One point that Olive and Toole make, and it's one with which I agree strongly, is that speaker preferences are not solely a matter of taste. In blind tests, subjects with normal hearing routinely pick the speaker that is most accurate. I don't find that very surprising. Of course, we also "choose our poison" to some extent, depending on our listening material and levels and what we value most in reproduced sound. But the notion that people prefer inaccuracy doesn't seem to be true.

I'd draw a distinction, though, between picture-perfect response and accuracy with real-world material. If, say, pop recordings are hyped in the highs, as many are, you're likely to want a speaker that compensates for that.
""How do we know which componet is colored? Or if the source is colored? It has been suggested to me that EQ negatively alters the tonal balance of a speaker."

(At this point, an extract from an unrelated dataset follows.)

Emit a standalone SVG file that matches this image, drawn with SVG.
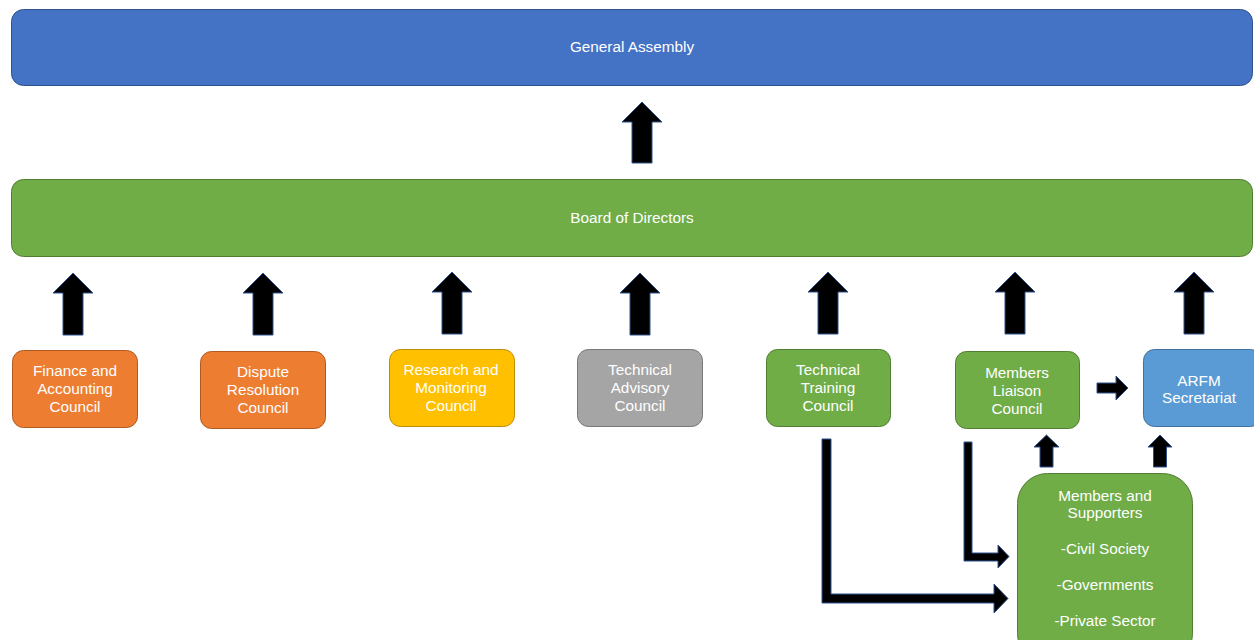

Always a problem. I do three things:

- Use well-recorded reference disks for system evaluation and setup. That generally means naturally miked, purist recordings of acoustical music, made in a good hall. Multimiked commercial recordings will generally be bright or screechy by comparison, and don't image well.

- Use measurements. They don't tell you everything, but they do tell you which components are flat or not, since aside from the speakers, they should all be a straight line. But usually these days, unless you're using a high output impedance amp, it's the speakers that are the main culprits, followed by the cartridge. I'm not a big fan of using one colored component to compensate for another, though in that I'm probably in the minority these days. That's because I think there are cheaper and more effective ways to do the same thing, namely EQ.

- Just listen, because in the end, none of it really matters, it's what you hear with the recordings you listen to that counts.

BTW, I think those who are criticizing EQ are thinking of the old analog jobbies. They rarely put the correction quite where you needed it and they tended to introduce other colorations as well. DSP-based EQ is much more effective. However, unless you have a lot of time or are perhaps making a copy of a favorite recording, when it comes to correcting individual recordings I think most of us have to settle for a rather coarse adjustment of the sort that's best suited to really unlistenable recordings. So I'd begin with a few target curves -- maybe hot pop, large ensemble classical, small ensemble classical, all in series with your room and speaker correction, which should be constant. Then I'd use manual correction to make the really offensive recordings listenable.